Below is the list of algorithm attributes along with their default values. Click on the property name to see the available documentation.
{"singleTermBoost": 0.5}
documentCountBoost
- Type
- Double
- Default
- 1
- Constraints
- value >= 0.0
- Path
- documentCountBoost
- Java snippet
- algorithmInstance.documentCountBoost
Document count boost. A factor in calculation of the base cluster score, boosting the score depending on the number of documents found in the base cluster.
ignoreWordIfInHigherDocsPercent
- Type
- Double
- Default
- 0.9
- Constraints
- value >= 0.0 and value <= 1.0
- Path
- ignoreWordIfInHigherDocsPercent
- Java snippet
- algorithmInstance.ignoreWordIfInHigherDocsPercent
Maximum word-document ratio. A number between 0 and 1, if a word exists in more snippets than this ratio, it is ignored.
maxBaseClusters
- Type
- Integer
- Default
- 300
- Constraints
- value >= 2
- Path
- maxBaseClusters
- Java snippet
- algorithmInstance.maxBaseClusters
Maximum base clusters count. Trims the base cluster array after N-th position for the merging phase.
maxClusters
- Type
- Integer
- Default
- 15
- Constraints
- value >= 1
- Path
- maxClusters
- Java snippet
- algorithmInstance.maxClusters
Maximum number of final clusters.
maxPhraseOverlap
- Type
- Double
- Default
- 0.6
- Constraints
- value >= 0.0 and value <= 1.0
- Path
- maxPhraseOverlap
- Java snippet
- algorithmInstance.maxPhraseOverlap
Maximum cluster phrase overlap.
maxPhrasesPerLabel
- Type
- Integer
- Default
- 3
- Constraints
- value >= 1
- Path
- maxPhrasesPerLabel
- Java snippet
- algorithmInstance.maxPhrasesPerLabel
Maximum phrases per label.
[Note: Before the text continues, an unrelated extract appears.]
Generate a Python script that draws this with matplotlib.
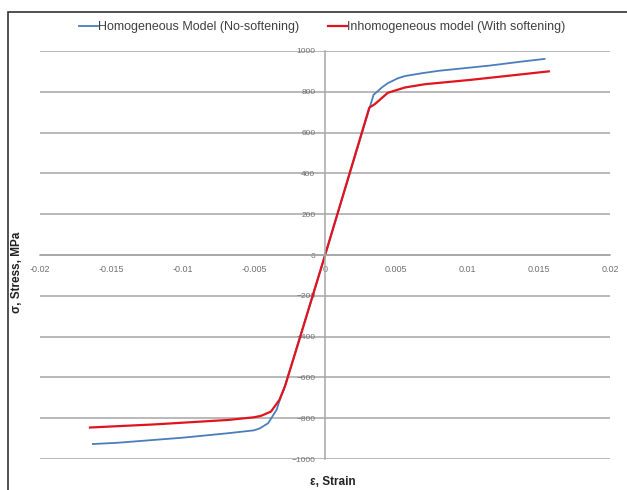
import matplotlib.pyplot as plt
from matplotlib.patches import Rectangle

# strain / stress
homo_strain = [-0.0163, -0.0146, -0.0100, -0.0068, -0.0050, -0.0046, -0.0040, -0.0034,
               -0.0031, -0.0029, 0.0, 0.0034, 0.0040, 0.0044, 0.0051, 0.0056, 0.0068,
               0.0080, 0.0115, 0.0138, 0.0154]
homo_stress = [-926, -920, -895, -873, -859, -850, -824, -758,
               -693, -660, 0, 785, 822, 842, 866, 877, 891,
               903, 928, 948, 961]

inhomo_strain = [-0.0165, -0.0120, -0.0080, -0.0068, -0.0050, -0.0045, -0.0038, -0.0032,
                 -0.0028, -0.0018, 0.0, 0.0031, 0.0035, 0.0044, 0.0056, 0.0070,
                 0.0103, 0.0157]
inhomo_stress = [-845, -830, -813, -808, -795, -788, -767, -709,
                 -640, -413, 0, 722, 740, 795, 821, 837,
                 859, 900]

x_ticks = [-0.02, -0.015, -0.01, -0.005, 0, 0.005, 0.01, 0.015, 0.02]
x_labels = ['-0.02', '-0.015', '-0.01', '-0.005', '0', '0.005', '0.01', '0.015', '0.02']
y_ticks = [-1000, -800, -600, -400, -200, 0, 200, 400, 600, 800, 1000]

plt.rcParams['font.family'] = ['Liberation Sans', 'DejaVu Sans']

fig = plt.figure(figsize=(6.27, 4.9), dpi=100)
ax = fig.add_axes([0.064, 0.063, 0.909, 0.833])

ax.plot(homo_strain, homo_stress, color='#4a7ebb', lw=1.3,
        label='Homogeneous Model (No-softening)')
ax.plot(inhomo_strain, inhomo_stress, color='#e0141e', lw=1.6,
        label='Inhomogeneous model (With softening)')

ax.set_xlim(-0.02, 0.02)
ax.set_ylim(-1000, 1000)
ax.set_xticks(x_ticks)
ax.set_xticklabels(x_labels)
ax.set_yticks(y_ticks)
ax.yaxis.grid(True, color='#a6a6a6', lw=1.1)
ax.set_axisbelow(True)

for s in ['top', 'right']:
    ax.spines[s].set_visible(False)
ax.spines['left'].set_position(('data', 0))
ax.spines['bottom'].set_position(('data', 0))
ax.spines['left'].set_color('#a6a6a6')
ax.spines['bottom'].set_color('#a6a6a6')
ax.spines['left'].set_linewidth(1.1)
ax.spines['bottom'].set_linewidth(1.1)
ax.tick_params(axis='both', length=0, labelcolor='#707070')
ax.tick_params(axis='y', pad=7, labelsize=6)
ax.tick_params(axis='x', pad=7, labelsize=6.5)

fig.legend(loc='center', bbox_to_anchor=(0.514, 0.945), ncol=2, frameon=False,
           fontsize=9, handlelength=1.5, handletextpad=0.05, columnspacing=2.3,
           labelcolor='#404040')

fig.text(0.531, 0.016, 'ε, Strain', ha='center', va='center',
         fontsize=8.5, fontweight='bold', color='#222222')
fig.text(0.027, 0.445, 'σ, Stress, MPa', ha='center', va='center', rotation=90,
         fontsize=8.5, fontweight='bold', color='#222222')

fig.patches.append(Rectangle((0.012, -0.1), 1.2, 0.1 + 0.975, transform=fig.transFigure,
                             fill=False, edgecolor='#333333', lw=1.2))

fig.savefig('out.png', dpi=100)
Maximum number of phrases from base clusters promoted to the cluster's label.
maxWordsPerLabel
- Type
- Integer
- Default
- 4
- Constraints
- value >= 1
- Path
- maxWordsPerLabel
- Java snippet
- algorithmInstance.maxWordsPerLabel
Maximum words per label. Base clusters formed by phrases with more words than this ratio are trimmed.
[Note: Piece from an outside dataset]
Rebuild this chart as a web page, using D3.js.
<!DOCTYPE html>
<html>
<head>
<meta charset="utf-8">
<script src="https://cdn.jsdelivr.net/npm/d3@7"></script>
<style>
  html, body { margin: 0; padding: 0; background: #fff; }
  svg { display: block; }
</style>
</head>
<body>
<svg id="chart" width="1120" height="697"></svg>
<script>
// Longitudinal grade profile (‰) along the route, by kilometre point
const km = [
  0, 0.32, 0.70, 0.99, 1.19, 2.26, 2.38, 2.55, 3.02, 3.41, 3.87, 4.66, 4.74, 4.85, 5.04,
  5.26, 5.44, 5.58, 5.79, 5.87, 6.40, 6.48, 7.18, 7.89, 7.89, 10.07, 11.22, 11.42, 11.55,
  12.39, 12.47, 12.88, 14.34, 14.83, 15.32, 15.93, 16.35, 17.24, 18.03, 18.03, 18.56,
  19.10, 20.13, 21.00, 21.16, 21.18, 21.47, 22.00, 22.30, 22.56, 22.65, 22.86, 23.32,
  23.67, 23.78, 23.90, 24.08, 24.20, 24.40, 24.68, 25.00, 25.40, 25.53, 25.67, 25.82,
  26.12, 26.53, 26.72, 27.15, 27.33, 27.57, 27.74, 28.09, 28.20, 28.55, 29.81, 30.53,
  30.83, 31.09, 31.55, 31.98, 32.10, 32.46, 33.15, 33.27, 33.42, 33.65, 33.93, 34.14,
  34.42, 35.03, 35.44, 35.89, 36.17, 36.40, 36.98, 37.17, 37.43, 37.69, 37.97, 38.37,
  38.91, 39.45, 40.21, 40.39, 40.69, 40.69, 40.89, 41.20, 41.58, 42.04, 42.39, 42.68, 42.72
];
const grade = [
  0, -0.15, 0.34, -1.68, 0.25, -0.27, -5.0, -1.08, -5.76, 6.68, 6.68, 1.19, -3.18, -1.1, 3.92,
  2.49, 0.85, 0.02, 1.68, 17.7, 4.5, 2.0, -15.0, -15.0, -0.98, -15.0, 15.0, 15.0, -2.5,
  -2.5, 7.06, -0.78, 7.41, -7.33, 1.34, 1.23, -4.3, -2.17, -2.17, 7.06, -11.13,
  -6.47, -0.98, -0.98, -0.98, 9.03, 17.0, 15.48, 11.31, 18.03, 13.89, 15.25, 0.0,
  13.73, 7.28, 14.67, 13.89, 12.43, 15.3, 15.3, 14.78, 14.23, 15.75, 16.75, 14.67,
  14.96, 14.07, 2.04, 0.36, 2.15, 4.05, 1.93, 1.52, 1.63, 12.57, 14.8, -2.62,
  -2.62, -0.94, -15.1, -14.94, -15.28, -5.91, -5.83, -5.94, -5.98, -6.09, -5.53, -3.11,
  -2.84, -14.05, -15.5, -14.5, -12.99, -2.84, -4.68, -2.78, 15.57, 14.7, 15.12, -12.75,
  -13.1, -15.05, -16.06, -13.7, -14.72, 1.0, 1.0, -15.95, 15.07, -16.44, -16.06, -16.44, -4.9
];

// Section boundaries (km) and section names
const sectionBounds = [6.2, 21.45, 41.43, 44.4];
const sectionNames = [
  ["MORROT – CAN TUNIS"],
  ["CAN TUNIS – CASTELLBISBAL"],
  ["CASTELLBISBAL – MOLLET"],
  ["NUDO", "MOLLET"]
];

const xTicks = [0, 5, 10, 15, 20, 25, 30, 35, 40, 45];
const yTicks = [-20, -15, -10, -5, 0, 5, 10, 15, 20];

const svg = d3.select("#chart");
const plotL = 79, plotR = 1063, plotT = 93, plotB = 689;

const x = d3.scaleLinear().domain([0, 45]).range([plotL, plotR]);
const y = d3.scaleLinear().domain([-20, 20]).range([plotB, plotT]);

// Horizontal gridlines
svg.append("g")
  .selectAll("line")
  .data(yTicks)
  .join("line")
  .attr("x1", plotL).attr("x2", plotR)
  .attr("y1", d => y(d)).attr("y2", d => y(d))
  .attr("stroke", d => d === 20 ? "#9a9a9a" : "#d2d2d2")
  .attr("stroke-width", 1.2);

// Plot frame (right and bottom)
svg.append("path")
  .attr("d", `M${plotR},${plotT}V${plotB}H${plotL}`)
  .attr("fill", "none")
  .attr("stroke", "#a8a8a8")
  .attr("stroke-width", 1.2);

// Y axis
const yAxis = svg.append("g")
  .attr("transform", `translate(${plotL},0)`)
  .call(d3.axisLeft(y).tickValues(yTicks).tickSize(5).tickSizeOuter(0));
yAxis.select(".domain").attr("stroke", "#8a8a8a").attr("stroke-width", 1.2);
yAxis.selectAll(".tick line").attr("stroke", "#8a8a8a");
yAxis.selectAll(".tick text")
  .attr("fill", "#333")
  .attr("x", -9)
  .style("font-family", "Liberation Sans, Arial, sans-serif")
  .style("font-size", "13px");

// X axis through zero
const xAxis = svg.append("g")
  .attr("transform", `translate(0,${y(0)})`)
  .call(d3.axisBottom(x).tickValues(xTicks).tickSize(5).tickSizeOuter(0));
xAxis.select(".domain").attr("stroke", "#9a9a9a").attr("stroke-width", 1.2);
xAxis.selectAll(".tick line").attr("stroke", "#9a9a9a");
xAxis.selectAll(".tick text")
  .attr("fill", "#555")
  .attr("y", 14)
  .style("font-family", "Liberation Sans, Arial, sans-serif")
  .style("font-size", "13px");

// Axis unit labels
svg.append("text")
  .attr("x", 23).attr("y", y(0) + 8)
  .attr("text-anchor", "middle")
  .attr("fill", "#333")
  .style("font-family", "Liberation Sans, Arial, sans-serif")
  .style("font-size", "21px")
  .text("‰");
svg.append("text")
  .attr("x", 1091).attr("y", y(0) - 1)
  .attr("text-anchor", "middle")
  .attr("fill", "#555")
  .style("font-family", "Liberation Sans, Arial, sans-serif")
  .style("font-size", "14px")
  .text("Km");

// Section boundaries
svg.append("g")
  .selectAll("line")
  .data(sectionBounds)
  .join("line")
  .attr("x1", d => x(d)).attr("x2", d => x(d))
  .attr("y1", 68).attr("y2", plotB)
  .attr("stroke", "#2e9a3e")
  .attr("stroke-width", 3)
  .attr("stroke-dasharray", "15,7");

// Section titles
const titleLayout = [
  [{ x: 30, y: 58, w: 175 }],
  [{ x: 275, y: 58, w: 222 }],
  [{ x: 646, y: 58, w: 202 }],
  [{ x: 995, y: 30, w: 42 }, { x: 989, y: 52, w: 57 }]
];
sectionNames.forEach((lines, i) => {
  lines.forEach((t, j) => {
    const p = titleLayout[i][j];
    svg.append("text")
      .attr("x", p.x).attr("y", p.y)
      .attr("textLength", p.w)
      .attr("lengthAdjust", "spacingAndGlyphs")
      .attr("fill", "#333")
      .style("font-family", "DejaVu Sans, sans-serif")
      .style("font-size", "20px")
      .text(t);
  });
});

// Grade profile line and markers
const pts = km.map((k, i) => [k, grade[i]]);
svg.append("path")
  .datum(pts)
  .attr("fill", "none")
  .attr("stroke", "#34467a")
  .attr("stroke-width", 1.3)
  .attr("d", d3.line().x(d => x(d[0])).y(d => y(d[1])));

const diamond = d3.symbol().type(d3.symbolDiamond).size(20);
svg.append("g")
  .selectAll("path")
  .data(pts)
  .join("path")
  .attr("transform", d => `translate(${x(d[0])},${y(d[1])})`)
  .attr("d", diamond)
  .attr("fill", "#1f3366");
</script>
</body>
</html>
mergeStemEquivalentBaseClusters
- Type
- Boolean
- Default
- true
- Path
- mergeStemEquivalentBaseClusters
- Java snippet
- algorithmInstance.mergeStemEquivalentBaseClusters
Merge all stem-equivalent base clusters before running the merge phase.
mergeThreshold
- Type
- Double
- Default
- 0.6
- Constraints
- value >= 0.0 and value <= 1.0
- Path
- mergeThreshold
- Java snippet
- algorithmInstance.mergeThreshold
Base cluster merge threshold.
minBaseClusterScore
- Type
- Double
- Default
- 2
- Constraints
- value >= 0.0 and value <= 10.0
- Path
- minBaseClusterScore
- Java snippet
- algorithmInstance.minBaseClusterScore
Minimum base cluster score (before coverage merging).
minBaseClusterSize
- Type
- Integer
- Default
- 2
- Constraints
- value >= 2 and value <= 20
- Path
- minBaseClusterSize
- Java snippet
- algorithmInstance.minBaseClusterSize
Minimum documents per base cluster.
mostGeneralPhraseCoverage
- Type
- Double
- Default
- 0.5
- Constraints
- value >= 0.0 and value <= 1.0
- Path
- mostGeneralPhraseCoverage
- Java snippet
- algorithmInstance.mostGeneralPhraseCoverage
Minimum general phrase coverage. Minimum phrase coverage to appear in cluster description.
optimalPhraseLength
- Type
- Integer
- Default
- 3
- Constraints
- value >= 1
- Path
- optimalPhraseLength
- Java snippet
- algorithmInstance.optimalPhraseLength
Optimal label length. A factor in calculation of the base cluster score.
optimalPhraseLengthDev
- Type
- Double
- Default
- 2
- Constraints
- value >= 0.5
- Path
- optimalPhraseLengthDev
- Java snippet
- algorithmInstance.optimalPhraseLengthDev
Phrase length tolerance. A factor in calculation of the base cluster score.
wordDfThreshold
- Type
- Integer
- Default
- 1
- Constraints
- value >= 1 and value <= 100
- Path
- preprocessing.wordDfThreshold
- Java snippet
- algorithmInstance.preprocessing.wordDfThreshold
Word Document Frequency threshold. Words appearing in fewer than dfThreshold
documents will be ignored.
queryHint
- Type
- String
- Default
- null
- Path
- queryHint
- Java snippet
- algorithmInstance.queryHint
Query terms used to retrieve documents. The query is used as a hint to avoid trivial clusters.
scoreWeight
- Type
- Double
- Default
- 0
- Constraints
- value >= 0.0 and value <= 1.0
- Path
- scoreWeight
- Java snippet
- algorithmInstance.scoreWeight
Balance between cluster score and size during cluster sorting. Value equal to 0.0 will sort clusters based only on cluster size. Value equal to 1.0 will sort clusters based only on cluster score.
singleTermBoost
- Type
- Double
- Default
- 0.5
- Constraints
- value >= 0.0
- Path
- singleTermBoost
- Java snippet
- algorithmInstance.singleTermBoost
Single term boost. A factor in calculation of the base cluster score. If greater then zero, single-term base clusters are assigned this value regardless of the penalty function.